The last feature that we will discuss about querying is the GROUP BY clause. This clause allows you to group rows of the same table with a common field. For example, let's say we want to know how many books each author has in just one query. Try the following:

mysql> SELECT
    -> author,
    -> COUNT(*) AS amount,
    -> GROUP_CONCAT(title SEPARATOR ', ') AS titles
    -> FROM book
    -> GROUP BY author
    -> ORDER BY amount DESC, author;
+-----------------+--------+-------------------+
| author          | amount | titles            |
+-----------------+--------+-------------------+
| George Orwell   |      2 | 1984, Animal Farm |
| Homer           |      2 | Odyssey, Iliad    |
| Bram Stoker     |      1 | Dracula           |
| Haruki Murakami |      1 | 1Q84              |
| J. M. Barrie    |      1 | Peter Pan         |
| Jodi Picoult    |      1 | 19 minutes        |
+-----------------+--------+-------------------+
5 rows in set (0.00 sec)

The GROUP BY clause, always after the WHERE clause, gets a field—or many, separated by a coma—and treats all the rows with the same value for this field, as though they were just one. Thus, selecting by author will group all the rows that contain the same author. The feature might not seem very useful, but there are several functions in MySQL that take advantage of it. In this example:

  • COUNT(*) is used in queries with GROUP BY and shows how many rows this field groups. In this case, we will use it to know how many books each author has. In fact, it always works like this; however, for queries without GROUP BY, MySQL treats the whole set of rows as one group.
  • GROUP_CONCAT is similar to CONCAT, which we discussed earlier. The only difference is that this time the function will concatenate the fields of all the rows of a group. If you do not specify SEPARATOR, MySQL will use a single coma. However, in our case, we needed a coma and a space to make it readable, so we added SEPARATOR ', ' at the end. Note that you can add as many things to concatenate as you need in CONCAT, the separator will just separate the concatenations by rows.

Even though it is not about grouping, note the ORDER clause that we added. We ordered by two fields instead of one. This means that MySQL will order all the rows by the amount field; note that this is an alias, but you can use it here as well. Then, MySQL will order each group of rows with the same amount value by the title field.
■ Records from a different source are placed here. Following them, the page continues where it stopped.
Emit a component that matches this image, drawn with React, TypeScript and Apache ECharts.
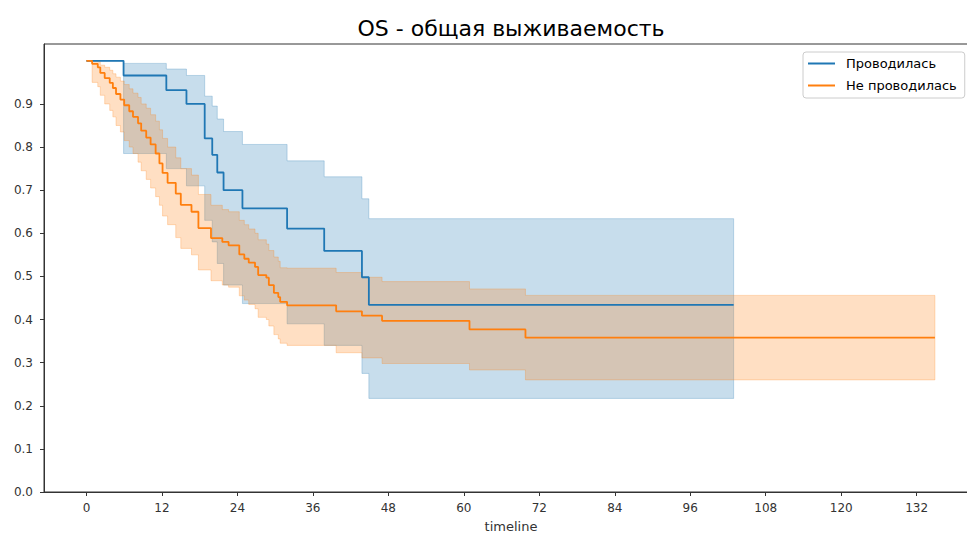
import React, { useEffect, useRef } from "react";
import * as echarts from "echarts";

// ---- Group "Проводилась" (blue) ----
const blueTimes = [0, 5.9, 12.7, 15.9, 18.8, 20.0, 20.8, 21.8, 24.8, 31.9, 37.8, 43.8, 44.9];
const blueEnd = 102.9;
const blueSurv = [1.0, 0.966, 0.932, 0.9, 0.82, 0.782, 0.741, 0.7, 0.658, 0.611, 0.559, 0.498, 0.434];
const blueUpper = [1.0, 0.994, 0.981, 0.966, 0.918, 0.895, 0.865, 0.836, 0.806, 0.768, 0.731, 0.68, 0.634];
const blueLower = [1.0, 0.785, 0.75, 0.71, 0.63, 0.58, 0.53, 0.48, 0.437, 0.39, 0.34, 0.275, 0.217];

// ---- Group "Не проводилась" (orange) ----
const orangeTimes = [
  0, 0.9, 1.8, 2.2, 2.9, 3.7, 4.2, 4.7, 5.4, 6.0, 6.8, 7.4, 8.2, 8.7, 9.5, 10.2, 11.0, 11.6, 12.1,
  12.9, 14.2, 15.0, 16.7, 17.8, 19.8, 21.6, 22.6, 24.3, 25.1, 25.8, 26.8, 27.3, 28.6, 29.0, 29.8,
  30.5, 30.8, 31.9, 39.7, 43.8, 47.0, 60.9, 69.8,
];
const orangeEnd = 134.9;
const orangeSurv = [
  1.0, 0.993, 0.985, 0.972, 0.96, 0.949, 0.937, 0.923, 0.91, 0.897, 0.883, 0.87, 0.855, 0.838, 0.822,
  0.806, 0.785, 0.762, 0.74, 0.717, 0.692, 0.666, 0.65, 0.612, 0.589, 0.58, 0.572, 0.551, 0.541, 0.532,
  0.522, 0.503, 0.497, 0.48, 0.462, 0.452, 0.441, 0.433, 0.419, 0.409, 0.397, 0.377, 0.358,
];
const orangeUpper = [
  1.0, 1.0, 0.998, 0.99, 0.985, 0.978, 0.97, 0.962, 0.953, 0.945, 0.935, 0.925, 0.915, 0.9, 0.89,
  0.875, 0.86, 0.84, 0.82, 0.8, 0.775, 0.75, 0.735, 0.69, 0.665, 0.655, 0.65, 0.63, 0.62, 0.61,
  0.6, 0.585, 0.575, 0.56, 0.545, 0.535, 0.52, 0.519, 0.509, 0.498, 0.488, 0.471, 0.456,
];
const orangeLower = [
  1.0, 0.95, 0.94, 0.92, 0.9, 0.885, 0.87, 0.85, 0.835, 0.815, 0.8, 0.785, 0.765, 0.745, 0.725,
  0.705, 0.685, 0.665, 0.64, 0.62, 0.59, 0.565, 0.55, 0.515, 0.49, 0.48, 0.475, 0.455, 0.445, 0.435,
  0.425, 0.405, 0.4, 0.385, 0.365, 0.355, 0.345, 0.34, 0.323, 0.311, 0.298, 0.283, 0.26,
];

const xTicks = [0, 12, 24, 36, 48, 60, 72, 84, 96, 108, 120, 132];
const yTicks = [0, 0.1, 0.2, 0.3, 0.4, 0.5, 0.6, 0.7, 0.8, 0.9];

const seriesNames = ["Проводилась", "Не проводилась"];
const titleText = "OS - общая выживаемость";
const xName = "timeline";

const BLUE = "#1f77b4";
const ORANGE = "#ff7f0e";
const FONT = "DejaVu Sans";

function linePoints(times: number[], surv: number[], end: number) {
  const pts = times.map((t, i) => [t, surv[i]]);
  pts.push([end, surv[surv.length - 1]]);
  return pts;
}

function bandSeries(times: number[], end: number, lower: number[], upper: number[], fill: string) {
  return {
    type: "custom",
    silent: true,
    z: 1,
    data: [[times[0], upper[0]]],
    renderItem: (_params: any, api: any) => {
      const pts: number[][] = [];
      for (let i = 0; i < times.length; i++) {
        const t1 = i + 1 < times.length ? times[i + 1] : end;
        pts.push(api.coord([times[i], upper[i]]));
        pts.push(api.coord([t1, upper[i]]));
      }
      for (let i = times.length - 1; i >= 0; i--) {
        const t1 = i + 1 < times.length ? times[i + 1] : end;
        pts.push(api.coord([t1, lower[i]]));
        pts.push(api.coord([times[i], lower[i]]));
      }
      return {
        type: "polygon",
        shape: { points: pts },
        style: { fill, stroke: fill, lineWidth: 1 },
      };
    },
  };
}

export default function App() {
  const ref = useRef<HTMLDivElement>(null);

  useEffect(() => {
    document.body.style.margin = "0";
    document.body.style.overflow = "hidden";
    if (!ref.current) return;
    const chart = echarts.init(ref.current, null, { renderer: "svg" });
    chart.setOption({
      animation: false,
      backgroundColor: "#ffffff",
      textStyle: { fontFamily: FONT },
      graphic: [
        {
          type: "text",
          x: 511,
          y: 28,
          style: {
            text: titleText,
            font: `22px "${FONT}"`,
            fill: "#000000",
            textAlign: "center",
            textVerticalAlign: "middle",
          },
        },
      ],
      legend: {
        data: seriesNames,
        orient: "vertical",
        left: 803,
        top: 52,
        icon: "rect",
        itemWidth: 27,
        itemHeight: 2,
        itemGap: 9,
        padding: [5, 8, 6, 5],
        borderColor: "#cccccc",
        borderWidth: 1,
        borderRadius: 3,
        backgroundColor: "rgba(255,255,255,0.8)",
        textStyle: { fontFamily: FONT, fontSize: 13, color: "#000", padding: [0, 0, 0, 6] },
      },
      grid: {
        left: 44,
        right: 2,
        top: 44,
        bottom: 35,
        show: true,
        borderColor: "#333333",
        borderWidth: 1,
        backgroundColor: "transparent",
      },
      xAxis: {
        type: "value",
        min: -6.75,
        max: 141.75,
        name: xName,
        nameLocation: "middle",
        nameGap: 28,
        nameTextStyle: { fontFamily: FONT, fontSize: 13, color: "#333" },
        axisLine: { show: true, onZero: false, lineStyle: { color: "#333", width: 1 } },
        axisTick: { show: true, length: 4, customValues: xTicks, lineStyle: { color: "#333" } },
        axisLabel: {
          customValues: xTicks,
          fontFamily: FONT,
          fontSize: 12,
          color: "#333",
          margin: 10,
        },
        splitLine: { show: false },
      },
      yAxis: {
        type: "value",
        min: 0,
        max: 1.039,
        axisLine: { show: true, onZero: false, lineStyle: { color: "#333", width: 1 } },
        axisTick: { show: true, length: 4, customValues: yTicks, lineStyle: { color: "#333" } },
        axisLabel: {
          customValues: yTicks,
          formatter: (v: number) => v.toFixed(1),
          fontFamily: FONT,
          fontSize: 12,
          color: "#333",
          margin: 11,
        },
        splitLine: { show: false },
      },
      series: [
        bandSeries(blueTimes, blueEnd, blueLower, blueUpper, "rgba(31,119,180,0.25)"),
        bandSeries(orangeTimes, orangeEnd, orangeLower, orangeUpper, "rgba(255,127,14,0.25)"),
        {
          name: seriesNames[0],
          type: "line",
          step: "end",
          z: 3,
          showSymbol: false,
          data: linePoints(blueTimes, blueSurv, blueEnd),
          lineStyle: { color: BLUE, width: 1.8 },
          itemStyle: { color: BLUE },
        },
        {
          name: seriesNames[1],
          type: "line",
          step: "end",
          z: 3,
          showSymbol: false,
          data: linePoints(orangeTimes, orangeSurv, orangeEnd),
          lineStyle: { color: ORANGE, width: 1.8 },
          itemStyle: { color: ORANGE },
        },
      ],
    });
    return () => chart.dispose();
  }, []);

  return <div ref={ref} style={{ width: 980, height: 538 }} />;
}
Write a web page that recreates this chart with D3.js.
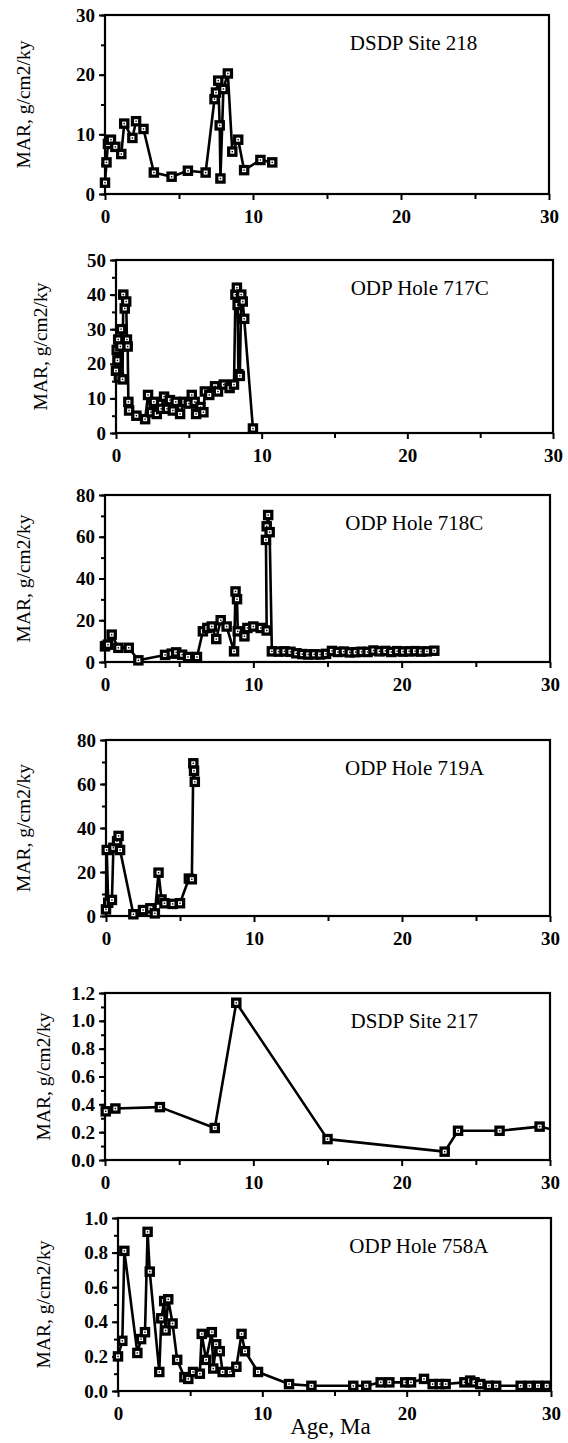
<!DOCTYPE html>
<html>
<head>
<meta charset="utf-8">
<script src="https://cdn.jsdelivr.net/npm/d3@7"></script>
<style>
  body { margin: 0; background: #fff; }
  svg { display: block; }
  text { font-family: "Liberation Serif", "Times New Roman", serif; fill: #000; }
</style>
</head>
<body>
<svg id="chart" width="568" height="1443"></svg>
<script>
// ---- data ----
let titles = ['DSDP Site 218', 'ODP Hole 717C', 'ODP Hole 718C', 'ODP Hole 719A', 'DSDP Site 217', 'ODP Hole 758A'];
let yLabel = 'MAR,  g/cm2/ky';
let xLabel = 'Age,  Ma';
let xTicks = [0, 10, 20, 30];
let xMinorTicks = [5, 15, 25];
let yMaxes = [30, 50, 80, 80, 1.2, 1.0];
let yTickSteps = [10, 10, 20, 20, 0.2, 0.2];
let yMinorSteps = [5, 5, 10, 10, 0.1, 0.1];

let site218Age = [0.0, 0.1, 0.2, 0.4, 0.7, 1.1, 1.3, 1.85, 2.1, 2.6, 3.3, 4.5, 5.6, 6.8, 7.4, 7.5, 7.65, 7.75, 7.8, 8.0, 8.3, 8.6, 9.0, 9.4, 10.5, 11.3];
let site218Mar = [1.9, 5.3, 8.4, 9.1, 7.9, 6.7, 11.8, 9.4, 12.2, 10.9, 3.6, 2.9, 3.9, 3.6, 15.9, 17.0, 19.0, 11.5, 2.6, 17.6, 20.2, 7.1, 9.1, 4.0, 5.7, 5.3];

let hole717Age = [0.0, 0.05, 0.1, 0.15, 0.2, 0.3, 0.35, 0.45, 0.5, 0.6, 0.7, 0.75, 0.8, 0.85, 0.9, 1.4, 2.0, 2.2, 2.4, 2.6,
    2.8, 3.1, 3.3, 3.5, 3.7, 3.9, 4.1, 4.4, 4.7, 5.0, 5.2, 5.4, 5.5, 5.8, 6.0, 6.1, 6.4, 6.8, 7.0, 7.4,
    7.8, 8.1, 8.2, 8.3, 8.35, 8.4, 8.5, 8.6, 8.7, 8.8, 9.4];
let hole717Mar = [18, 24, 21, 27, 16, 25, 30, 15.5, 40, 36, 38, 27, 25, 9, 6.5, 5, 4, 11, 6, 9,
    5.5, 7, 10.5, 7, 9.5, 6.5, 9, 5.5, 9, 8.5, 11, 9, 5.5, 7.5, 6, 12, 11, 13.5, 12, 14,
    13, 14, 40, 42, 37, 17, 16.5, 40, 38, 33, 1.3];

let hole718Age = [0.0, 0.2, 0.45, 0.9, 1.6, 2.25, 4.05, 4.5, 4.8, 5.2, 5.6, 6.2, 6.6, 6.9, 7.2, 7.5, 7.8, 8.2, 8.7, 8.8,
    8.9, 8.95, 9.4, 9.6, 10.0, 10.5, 10.9, 10.85, 10.9, 11.0, 11.1, 11.25,
    11.7, 12.1, 12.5, 12.9, 13.3, 13.7, 14.1, 14.5, 14.9, 15.3, 15.7, 16.1, 16.5, 16.9, 17.3, 17.7, 18.1, 18.5,
    18.9, 19.3, 19.7, 20.1, 20.5, 20.9, 21.3, 21.7, 22.2];
let hole718Mar = [7.5, 8.3, 13.1, 6.8, 6.8, 0.8, 3.4, 4.0, 4.6, 3.5, 2.4, 2.4, 14.7, 16.3, 17.0, 11.0, 20.0, 17.0, 5.1, 33.8,
    30.1, 14.7, 12.3, 16.3, 17.0, 16.3, 15.1, 58.5, 65.0, 70.4, 62.2, 5.1,
    5.0, 5.1, 4.9, 4.2, 3.8, 3.6, 3.7, 3.6, 3.9, 5.3, 4.8, 5.0, 4.6, 4.7, 4.9, 4.8, 5.5, 5.1,
    5.3, 4.8, 5.2, 5.0, 5.1, 5.2, 5.0, 5.1, 5.4];

let hole719Age = [0.0, 0.05, 0.15, 0.4, 0.5, 0.75, 0.85, 0.95, 1.85, 2.5, 3.0, 3.3, 3.55, 3.75, 3.95, 4.5, 5.0, 5.6, 5.8, 5.9, 5.95, 6.0];
let hole719Mar = [3.0, 30.0, 6.0, 7.3, 31.0, 34.0, 36.4, 30.0, 0.8, 2.7, 3.5, 1.2, 19.7, 7.5, 5.8, 5.5, 5.8, 17.0, 16.7, 69.4, 66.0, 61.0];

let site217Age = [0.05, 0.7, 3.7, 7.4, 8.85, 15.0, 22.9, 23.8, 26.6, 29.3, 30.5];
let site217Mar = [0.35, 0.37, 0.38, 0.23, 1.13, 0.15, 0.06, 0.21, 0.21, 0.24, 0.21];

let hole758Age = [0.0, 0.3, 0.44, 1.34, 1.6, 1.87, 2.05, 2.2, 2.86, 3.0, 3.2, 3.3, 3.48, 3.78, 4.1, 4.6, 4.87, 5.2, 5.67, 5.8,
    6.1, 6.5, 6.6, 6.8, 7.05, 7.25, 7.75, 8.2, 8.56, 8.8, 9.7, 11.85, 13.4, 16.3, 17.2, 18.2, 18.8, 19.9, 20.3, 21.2,
    21.8, 22.3, 22.7, 24.0, 24.4, 24.7, 25.1, 25.7, 26.2, 27.9, 28.5, 29.1, 29.7];
let hole758Mar = [0.20, 0.29, 0.81, 0.22, 0.30, 0.34, 0.92, 0.69, 0.11, 0.42, 0.52, 0.35, 0.53, 0.39, 0.18, 0.08, 0.07, 0.11, 0.10, 0.33,
    0.18, 0.34, 0.13, 0.27, 0.23, 0.11, 0.11, 0.14, 0.33, 0.23, 0.11, 0.04, 0.03, 0.03, 0.03, 0.05, 0.05, 0.05, 0.05, 0.07,
    0.04, 0.04, 0.04, 0.05, 0.06, 0.05, 0.04, 0.03, 0.03, 0.03, 0.03, 0.03, 0.03];

let seriesAges = [site218Age, hole717Age, hole718Age, hole719Age, site217Age, hole758Age];
let seriesMars = [site218Mar, hole717Mar, hole718Mar, hole719Mar, site217Mar, hole758Mar];

// ---- layout (pixel boxes of the six panels) ----
let boxes = [
    { left: 105, right: 549, top: 15, bottom: 194, labelX: 23 },
    { left: 116, right: 553, top: 260, bottom: 433, labelX: 40 },
    { left: 105, right: 550, top: 495, bottom: 662, labelX: 23 },
    { left: 106, right: 550, top: 740, bottom: 916, labelX: 23 },
    { left: 105, right: 550, top: 993, bottom: 1160, labelX: 43 },
    { left: 118, right: 551, top: 1218, bottom: 1391, labelX: 43 },
];
let lineWidth = 2.6;
let markerSize = 10.5;

let svg = d3.select('#chart');

function drawPanel(i) {
    let b = boxes[i];
    let x = d3.scaleLinear().domain([0, 30]).range([b.left, b.right]);
    let y = d3.scaleLinear().domain([0, yMaxes[i]]).range([b.bottom, b.top]);
    let g = svg.append('g');

    let yMajor = d3.range(0, yMaxes[i] + 1e-9, yTickSteps[i]);
    let yMinor = d3.range(0, yMaxes[i] + 1e-9, yMinorSteps[i]);
    let fmt = yMaxes[i] < 2 ? d3.format('.1f') : d3.format('d');

    // minor ticks first, then labelled ones
    g.append('g')
        .attr('transform', `translate(${b.left},0)`)
        .call(d3.axisLeft(y).tickValues(yMinor).tickSize(4).tickFormat(''))
        .call((a) => a.select('.domain').remove());
    let ya = g.append('g')
        .attr('transform', `translate(${b.left},0)`)
        .call(d3.axisLeft(y).tickValues(yMajor).tickSize(6).tickPadding(4).tickFormat(fmt));
    ya.select('.domain').remove();
    ya.selectAll('text').attr('font-size', '19px').attr('font-weight', 'bold')
        .style('font-family', '"Liberation Serif", serif');

    g.append('g')
        .attr('transform', `translate(0,${b.bottom})`)
        .call(d3.axisBottom(x).tickValues(xMinorTicks).tickSize(5).tickFormat(''))
        .call((a) => a.select('.domain').remove());
    let xa = g.append('g')
        .attr('transform', `translate(0,${b.bottom})`)
        .call(d3.axisBottom(x).tickValues(xTicks).tickSize(6).tickPadding(10).tickFormat(d3.format('d')));
    xa.select('.domain').remove();
    xa.selectAll('text').attr('font-size', '19px').attr('font-weight', 'bold')
        .style('font-family', '"Liberation Serif", serif');

    g.selectAll('.tick line').attr('stroke', '#000').attr('stroke-width', 2);

    // frame
    g.append('rect')
        .attr('x', b.left).attr('y', b.top)
        .attr('width', b.right - b.left).attr('height', b.bottom - b.top)
        .attr('fill', 'none').attr('stroke', '#000').attr('stroke-width', 2.2);

    // data, clipped to the frame
    let clipId = 'clip' + i;
    svg.append('clipPath').attr('id', clipId)
        .append('rect')
        .attr('x', b.left - 8).attr('y', b.top - 8)
        .attr('width', b.right - b.left + 8).attr('height', b.bottom - b.top + 16);

    let pts = seriesAges[i].map((a, k) => ({ age: a, mar: seriesMars[i][k] }));
    let plot = g.append('g').attr('clip-path', `url(#${clipId})`);

    plot.append('path')
        .datum(pts)
        .attr('fill', 'none')
        .attr('stroke', '#000')
        .attr('stroke-width', lineWidth)
        .attr('stroke-linejoin', 'round')
        .attr('d', d3.line().x((d) => x(d.age)).y((d) => y(d.mar)));

    let marks = plot.selectAll('g.mark')
        .data(pts)
        .enter()
        .append('g')
        .attr('class', 'mark')
        .attr('transform', (d) => `translate(${x(d.age)},${y(d.mar)})`);
    marks.append('rect')
        .attr('x', -markerSize / 2).attr('y', -markerSize / 2)
        .attr('width', markerSize).attr('height', markerSize)
        .attr('fill', '#000');
    marks.append('rect')
        .attr('x', -2).attr('y', -2).attr('width', 4).attr('height', 4)
        .attr('fill', '#fff');
    marks.append('rect')
        .attr('x', -0.7).attr('y', -0.7).attr('width', 1.4).attr('height', 1.4)
        .attr('fill', '#000');

    // panel title
    g.append('text')
        .attr('x', b.left + (b.right - b.left) * 0.695)
        .attr('y', b.top + 35)
        .attr('text-anchor', 'middle')
        .attr('font-size', '21px')
        .text(titles[i]);

    // y label
    g.append('text')
        .attr('transform', `translate(${b.labelX},${(b.top + b.bottom) / 2}) rotate(-90)`)
        .attr('text-anchor', 'middle')
        .attr('dy', '0.35em')
        .attr('font-size', '19.5px')
        .text(yLabel);

    if (i == boxes.length - 1) {
        svg.append('text')
            .attr('x', (b.left + b.right) / 2 - 4)
            .attr('y', b.bottom + 43)
            .attr('text-anchor', 'middle')
            .attr('font-size', '23px')
            .text(xLabel);
    }
}

for (let i = 0; i < boxes.length; i++) drawPanel(i);
</script>
</body>
</html>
There is one last thing to remember as we already presented all the important clauses that a SELECT query can contain: MySQL expects the clauses of the query to be always in the same order. If you write the same query but change this order, you will get an error. The order is as follows:

  1. SELECT
  2. FROM
  3. WHERE
  4. GROUP BY
  5. ORDER BY
..................Content has been hidden....................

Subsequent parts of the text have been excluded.